- DESCRIPTION OF THE TASK -
Going through the material below, please gather all lines with the word "document" in them.

- PROVIDED MATERIAL -
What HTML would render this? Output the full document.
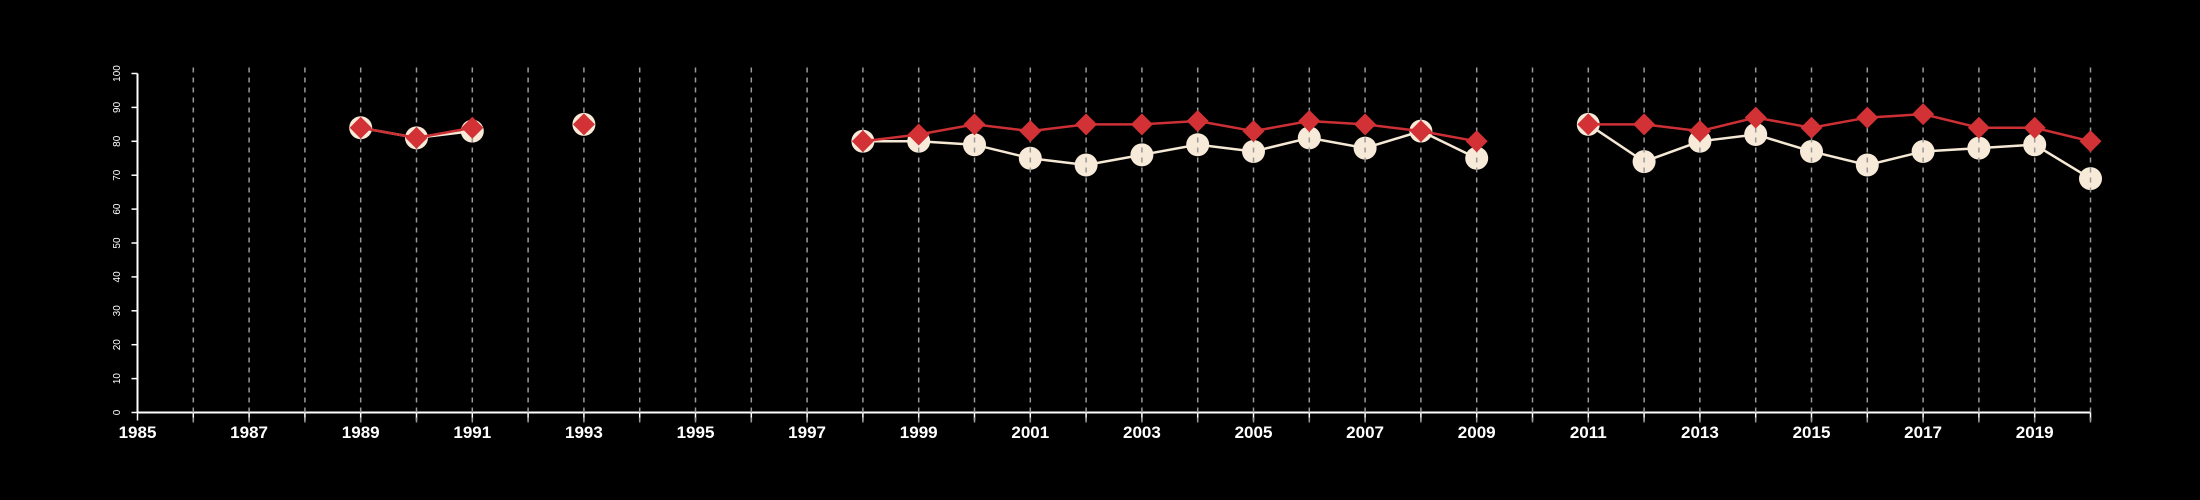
<!DOCTYPE html>
<html><head><meta charset="utf-8"><style>
html,body{margin:0;padding:0;background:#000;}
svg{display:block;}
text{font-family:"Liberation Sans",sans-serif;fill:#fff;}
</style></head><body>
<svg id="chart" width="2200" height="500"></svg>
<script>
const years = [1989,1990,1991,1992,1993,1994,1995,1996,1997,1998,1999,2000,2001,2002,2003,2004,2005,2006,2007,2008,2009,2010,2011,2012,2013,2014,2015,2016,2017,2018,2019,2020];
const seriesA = [84,81,83,null,85,null,null,null,null,80,80,79,75,73,76,79,77,81,78,83,75,null,85,74,80,82,77,73,77,78,79,69];
const seriesB = [84,81,84,null,85,null,null,null,null,80,82,85,83,85,85,86,83,86,85,83,80,null,85,85,83,87,84,87,88,84,84,80];
const yTicks = [0,10,20,30,40,50,60,70,80,90,100];
const xLabels = [1985,1987,1989,1991,1993,1995,1997,1999,2001,2003,2005,2007,2009,2011,2013,2015,2017,2019];

const NS="http://www.w3.org/2000/svg";
const svg=document.getElementById('chart');
const x0=137.5, pxYear=55.8, yBase=412.5, pxUnit=3.39;
const X=yr=>x0+(yr-1985)*pxYear;
const Y=v=>yBase-v*pxUnit;
function mk(tag,attrs,parent){const e=document.createElementNS(NS,tag);for(const k in attrs)e.setAttribute(k,attrs[k]);(parent||svg).appendChild(e);return e;}

// axes
const ax=mk('line',{x1:x0,y1:Y(100),x2:x0,y2:yBase,stroke:'#fff','stroke-width':2});


const bx=mk('line',{x1:x0,y1:yBase,x2:X(2020),y2:yBase,stroke:'#fff','stroke-width':2});


yTicks.forEach(t=>{
  const l=mk('line',{x1:x0-6,y1:Y(t),x2:x0,y2:Y(t),stroke:'#fff','stroke-width':1.5});
  
  
  const tx=mk('text',{x:0,y:0,'font-size':10,'text-anchor':'middle',transform:`translate(${x0-20},${Y(t)}) rotate(-90)`,'dominant-baseline':'middle'});
  tx.textContent=t;
  
  
});
for(let yr=1985;yr<=2020;yr++){
  const t=mk('line',{x1:X(yr),y1:yBase,x2:X(yr),y2:yBase+8,stroke:'#fff','stroke-width':1.5});
  
  
}
xLabels.forEach(yr=>{
  const tx=mk('text',{x:X(yr),y:438,'font-size':17,'font-weight':'bold','text-anchor':'middle'});
  tx.textContent=yr;
  
  
});

function drawLine(vals,color,name){
  let seg=[];
  const flush=()=>{if(seg.length>1){const p=mk('polyline',{points:seg.join(' '),fill:'none',stroke:color,'stroke-width':2.5});
    
    }seg=[];};
  vals.forEach((v,i)=>{if(v==null)flush();else seg.push(X(years[i])+','+Y(v));});
  flush();
}
drawLine(seriesA,'#f5e8d5','series-a');
seriesA.forEach((v,i)=>{if(v==null)return;
  const c=mk('circle',{cx:X(years[i]),cy:Y(v),r:11.5,fill:'#f8ead8'});
  
  
});
// grid
for(let yr=1986;yr<=2020;yr++){
  const g=mk('line',{x1:X(yr),y1:Y(100)-6,x2:X(yr),y2:yBase+14,stroke:'#999','stroke-width':1.5,'stroke-dasharray':'5,5'});
  
  
}
drawLine(seriesB,'#cc3035','series-b');
seriesB.forEach((v,i)=>{if(v==null)return;
  const cx=X(years[i]),cy=Y(v),s=11;
  const d=mk('polygon',{points:`${cx},${cy-s} ${cx+s},${cy} ${cx},${cy+s} ${cx-s},${cy}`,fill:'#d23236'});
  
  
});
</script>
</body></html>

- SOLUTION -
What HTML would render this? Output the full document.
const svg=document.getElementById('chart');
function mk(tag,attrs,parent){const e=document.createElementNS(NS,tag);for(const k in attrs)e.setAttribute(k,attrs[k]);(parent||svg).appendChild(e);return e;}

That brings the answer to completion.